TV News Director Career Profile and Job Description
A TV news director faces high pressure and a lot of risk in his career as the person in charge of a news department at a television station. This job title is easily confused with that of a newscast director, who sits in a control room and punches buttons to successfully present a newscast on the air. They are two very different careers.
A TV news director must be skilled at all aspects of news -- from how to get a story to how to avoid being sued. That requires a basic knowledge of media law in addition to being an expert at journalism.
If that's not enough, a TV news director also needs to be an expert at branding. Simply presenting stories isn't enough in today's competitive media environment. It takes market research and knowing how to reach the target demographics of your audience.
Salary Range For a TV News Director
In a small DMA, the news director is likely the highest-paid person in the news department. Even so, the salary could be around $40,000 to start. It would partially depend on experience and how much money other department heads at the station earn.
As market size grows, the TV news director's salary is often eclipsed by those of TV news anchors, especially if some of those anchors are considered "stars". A TV news director has to accept that some of her employees may earn more than she does, even though her job is likely more stressful.
Education and Training Required to Become a TV News Director
A TV news director would start with the same college degree as others in the news department -- journalism, communications, radio/tv/film are common -- although there's nothing to stop a graduate with a business or political science degree from becoming a TV news director with the correct experience and training.
No one starts a career as a TV news director without having a background in other jobs in the newsroom. While the most common career path is to work your way up from being a TV news producer, others may have been a TV news reporter or a videographer before getting the seat in the glass office.
A TV news director needs common managerial skills in handling a staff, budget, and inventory of expensive television equipment. Additional training may be given in order to know how to organize and operate a department.
Special Skills Needed to Be a TV News Director
A TV news director will likely have to juggle her time training new hires, making split-second decisions on content, ensuring ethical standards are always met and having to appease her own boss, the station's general manager. That requires an unbelievable amount of time-management skills as well as being able to shift gears at any given moment.
A TV news director may be sitting in a department head meeting talking about budgets when she has to respond to breaking news by dispatching crews and getting someone on the air with an immediate bulletin. She must remain calm in the face of chaos because she has dozens of people to lead.
A Typical Day for a TV News Director
A successful TV news director isn't locked in an office but is actively involved in the day-to-day decisions of the newsroom. That means attending the regular editorial meetings, when stories are selected to be broadcast, solving problems when those stories aren't coming together or when equipment breaks and making sure stories are fair and accurate before they go on the air.
But she still has to find the time to attend meetings, review resumes for job openings and fill out all the typical office paperwork that piles up on her desk. That's not to mention her telephone that's always ringing.

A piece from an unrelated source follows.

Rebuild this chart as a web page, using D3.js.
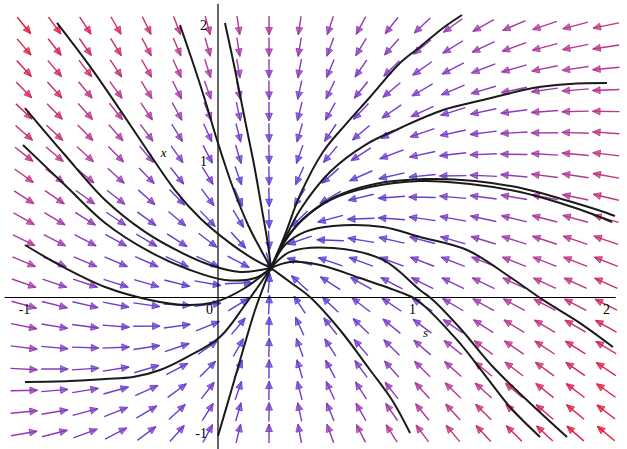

TV news directors face so much stress that it's common for many of them to only stay at a station for a couple of years. As they move up to larger stations, they have the luxury of having executive producers, managing editors or assistant news directors to share the workload. But in larger markets, the pressure to perform in the Nielsen TV ratings increases, so the stress never goes away.

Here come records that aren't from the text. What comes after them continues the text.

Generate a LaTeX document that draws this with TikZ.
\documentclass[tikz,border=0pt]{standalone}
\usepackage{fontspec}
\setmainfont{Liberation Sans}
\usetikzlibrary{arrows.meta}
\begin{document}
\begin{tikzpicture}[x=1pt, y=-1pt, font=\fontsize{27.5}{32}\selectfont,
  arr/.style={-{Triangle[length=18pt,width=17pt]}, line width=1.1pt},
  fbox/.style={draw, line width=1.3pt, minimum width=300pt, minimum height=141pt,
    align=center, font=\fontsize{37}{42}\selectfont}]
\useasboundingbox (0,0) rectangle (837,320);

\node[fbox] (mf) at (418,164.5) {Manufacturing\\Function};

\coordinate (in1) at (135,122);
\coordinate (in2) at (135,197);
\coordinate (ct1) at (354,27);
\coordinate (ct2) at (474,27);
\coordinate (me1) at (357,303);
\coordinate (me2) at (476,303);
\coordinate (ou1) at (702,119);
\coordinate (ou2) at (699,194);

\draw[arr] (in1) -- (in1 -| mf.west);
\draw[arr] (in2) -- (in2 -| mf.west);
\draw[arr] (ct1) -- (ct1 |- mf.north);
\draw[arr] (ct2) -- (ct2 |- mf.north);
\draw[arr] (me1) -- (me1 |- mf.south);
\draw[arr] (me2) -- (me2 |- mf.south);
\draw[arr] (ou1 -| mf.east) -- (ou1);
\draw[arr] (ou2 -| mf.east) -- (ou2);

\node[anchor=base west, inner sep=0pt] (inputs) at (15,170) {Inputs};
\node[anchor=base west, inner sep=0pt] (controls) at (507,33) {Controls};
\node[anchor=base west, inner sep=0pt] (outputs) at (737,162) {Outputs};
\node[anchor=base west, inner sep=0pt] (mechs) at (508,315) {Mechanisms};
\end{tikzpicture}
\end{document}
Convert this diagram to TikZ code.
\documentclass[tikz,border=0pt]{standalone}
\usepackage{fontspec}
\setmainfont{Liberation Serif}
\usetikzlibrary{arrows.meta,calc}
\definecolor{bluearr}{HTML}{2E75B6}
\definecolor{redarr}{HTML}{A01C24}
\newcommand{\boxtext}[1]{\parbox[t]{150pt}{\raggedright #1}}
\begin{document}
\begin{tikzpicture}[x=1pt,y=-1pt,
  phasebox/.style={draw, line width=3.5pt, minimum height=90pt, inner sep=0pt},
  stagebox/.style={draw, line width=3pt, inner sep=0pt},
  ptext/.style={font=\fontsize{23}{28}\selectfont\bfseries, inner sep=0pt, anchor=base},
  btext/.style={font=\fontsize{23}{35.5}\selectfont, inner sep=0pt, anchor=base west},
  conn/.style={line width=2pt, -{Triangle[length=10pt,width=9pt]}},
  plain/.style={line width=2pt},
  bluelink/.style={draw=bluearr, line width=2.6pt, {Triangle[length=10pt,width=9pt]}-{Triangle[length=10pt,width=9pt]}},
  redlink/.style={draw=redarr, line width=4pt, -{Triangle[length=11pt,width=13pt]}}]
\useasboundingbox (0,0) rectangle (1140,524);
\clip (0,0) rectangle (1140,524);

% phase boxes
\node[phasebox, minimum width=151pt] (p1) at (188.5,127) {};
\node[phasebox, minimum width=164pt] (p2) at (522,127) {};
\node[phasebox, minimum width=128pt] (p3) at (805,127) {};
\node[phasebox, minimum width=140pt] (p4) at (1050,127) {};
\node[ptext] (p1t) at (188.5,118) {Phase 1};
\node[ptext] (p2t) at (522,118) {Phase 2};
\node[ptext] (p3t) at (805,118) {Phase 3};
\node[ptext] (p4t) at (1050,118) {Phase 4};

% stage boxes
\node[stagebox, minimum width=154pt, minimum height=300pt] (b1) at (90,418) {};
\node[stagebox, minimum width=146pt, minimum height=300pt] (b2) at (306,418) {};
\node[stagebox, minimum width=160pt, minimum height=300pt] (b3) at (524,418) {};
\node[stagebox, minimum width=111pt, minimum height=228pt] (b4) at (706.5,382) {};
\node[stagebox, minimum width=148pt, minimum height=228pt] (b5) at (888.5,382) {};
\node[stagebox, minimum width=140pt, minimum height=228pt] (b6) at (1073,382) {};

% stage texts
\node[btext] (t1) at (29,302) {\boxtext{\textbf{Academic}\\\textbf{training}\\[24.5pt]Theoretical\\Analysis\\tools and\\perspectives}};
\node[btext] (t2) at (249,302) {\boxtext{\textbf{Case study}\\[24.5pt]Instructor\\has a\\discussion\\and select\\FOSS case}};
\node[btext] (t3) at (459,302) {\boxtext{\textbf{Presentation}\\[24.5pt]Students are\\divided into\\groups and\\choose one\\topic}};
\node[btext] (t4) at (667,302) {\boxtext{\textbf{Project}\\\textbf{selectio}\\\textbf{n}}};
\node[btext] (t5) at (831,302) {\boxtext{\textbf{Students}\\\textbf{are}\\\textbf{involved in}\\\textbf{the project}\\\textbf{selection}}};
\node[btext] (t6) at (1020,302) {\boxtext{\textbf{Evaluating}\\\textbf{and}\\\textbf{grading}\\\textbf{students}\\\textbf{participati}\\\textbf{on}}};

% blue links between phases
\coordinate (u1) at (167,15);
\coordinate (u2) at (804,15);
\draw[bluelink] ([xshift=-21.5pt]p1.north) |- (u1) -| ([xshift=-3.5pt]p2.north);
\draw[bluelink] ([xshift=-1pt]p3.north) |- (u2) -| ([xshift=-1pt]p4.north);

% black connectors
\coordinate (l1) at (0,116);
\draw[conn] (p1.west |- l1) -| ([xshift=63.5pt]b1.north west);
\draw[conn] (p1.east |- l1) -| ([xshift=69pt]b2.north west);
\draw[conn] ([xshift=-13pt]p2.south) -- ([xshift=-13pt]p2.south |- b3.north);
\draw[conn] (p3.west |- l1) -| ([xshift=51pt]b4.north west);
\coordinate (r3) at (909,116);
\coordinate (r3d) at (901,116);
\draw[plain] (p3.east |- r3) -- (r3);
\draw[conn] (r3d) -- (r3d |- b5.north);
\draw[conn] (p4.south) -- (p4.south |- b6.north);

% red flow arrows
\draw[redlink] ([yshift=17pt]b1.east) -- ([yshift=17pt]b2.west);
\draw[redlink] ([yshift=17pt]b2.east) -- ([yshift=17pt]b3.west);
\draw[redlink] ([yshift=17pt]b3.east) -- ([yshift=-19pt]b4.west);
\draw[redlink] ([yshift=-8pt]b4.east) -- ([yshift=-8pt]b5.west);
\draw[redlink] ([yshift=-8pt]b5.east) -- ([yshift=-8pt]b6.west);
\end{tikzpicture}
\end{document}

Common Misconceptions About a TV News Director
People in the newsroom often think the TV news director is the ultimate decision maker on everything from how the anchor desk is designed to who gets to go overseas to report a high-profile assignment. But there are many others who have a role in running the department.
First, a TV consultant may be calling the shots or having a big influence on how the department is run. A consultant may have conducted market research or focus groups on how to build the audience, which may determine who gets the trip overseas.
Next is the station's general manager, who is over the news department and all other departments at the station. He may be the one who decides that the station can't afford to build a new anchor desk, based on the performance of the sales department, which is in charge of selling TV advertisements.
Finally, there's the audience to consider. The news director may secretly wish to get rid of a problem anchor, knowing the anchor's drinking problem is one of the top reasons for getting fired in media. But the news director knows there would be a viewer backlash because the anchor is beloved in the community and has kept his drinking a secret.
Getting Started as a TV News Director
A TV news director needs to be a jack-of-all-trades in the newsroom. Develop a wide-ranging set of skills without focusing all of your efforts entirely in one area. A top news anchor won't become a successful TV news director without knowing more than how to read on-air.
Newscast producing experience is a vital skill to have to become a TV news director. That's because a producer is the manager of a newscast, making sure a long list of details receives attention and leading a group of anchors, reporters, and production department workers into creating a quality newscast.
The reward for being a TV news director is knowing the department is yours, especially when ratings are up and your staff members are winning media awards. There's also the satisfaction in seeing someone you hired straight out of college grow into a top-notch TV journalist, even if that means saying goodbye as that person moves up to a larger city. That can make up for all the day-to-day headaches.